“The aircraft carrier will support Chammal operations [in the Middle East] from January to April 2020 before deploying to the Atlantic Ocean and the North Sea,” Macron said in a New Year’s address to the French military.
Operation Chammal is the French component of the U.S.-led anti-IS mission in the Middle East.
Macron said the carrier, named the Charles de Gaulle, will be escorted by a European squadron that will include vessels from Germany, Belgium, the Netherlands, Spain, Portugal, and Greece.
Macron did not give the exact nature of the mission, but French warplanes have joined the fight against IS positions as part of the coalition, and there are some 1,000 French troops in the region.

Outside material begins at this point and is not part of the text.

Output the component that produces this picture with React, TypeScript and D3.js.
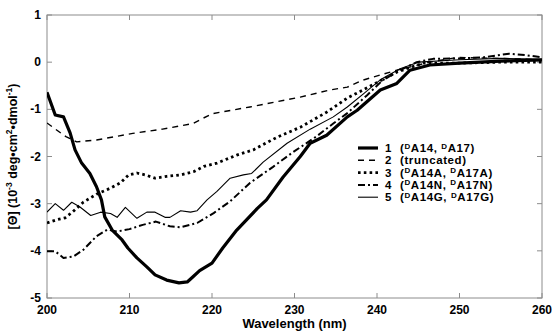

The Charles de Gaulle also supported operations against IS for a month last year when Western-backed Kurdish forces overran the extremist group’s last stronghold in Syria.
The French president said his country’s forces would remain in the fight against IS, which has claimed responsibility for most of the terror attacks in France during 2015-16 that killed more than 230 people.
Macron said that while the group no longer holds set territory, “its menace remains, in another lurking, more insidious form.”
The anti-IS coalition scored big successes by driving the extremist group from nearly all the territory it gain in 2014 in Iraq and Syria.
But recent events have represented setbacks for the coalition.
Turkey invaded northeastern Syria in October to fight the Western-backed Kurdish forces that defeated IS extremists in the region, disrupting final cleanup operations and allowing some IS prisoners held by Kurdish forces to escape.
In Iraq, meanwhile, many coalition troops have pulled out of the country, at least temporarily, following raised tensions between the United States and Iran over the U.S. move to assassinate a top Iranian military commander.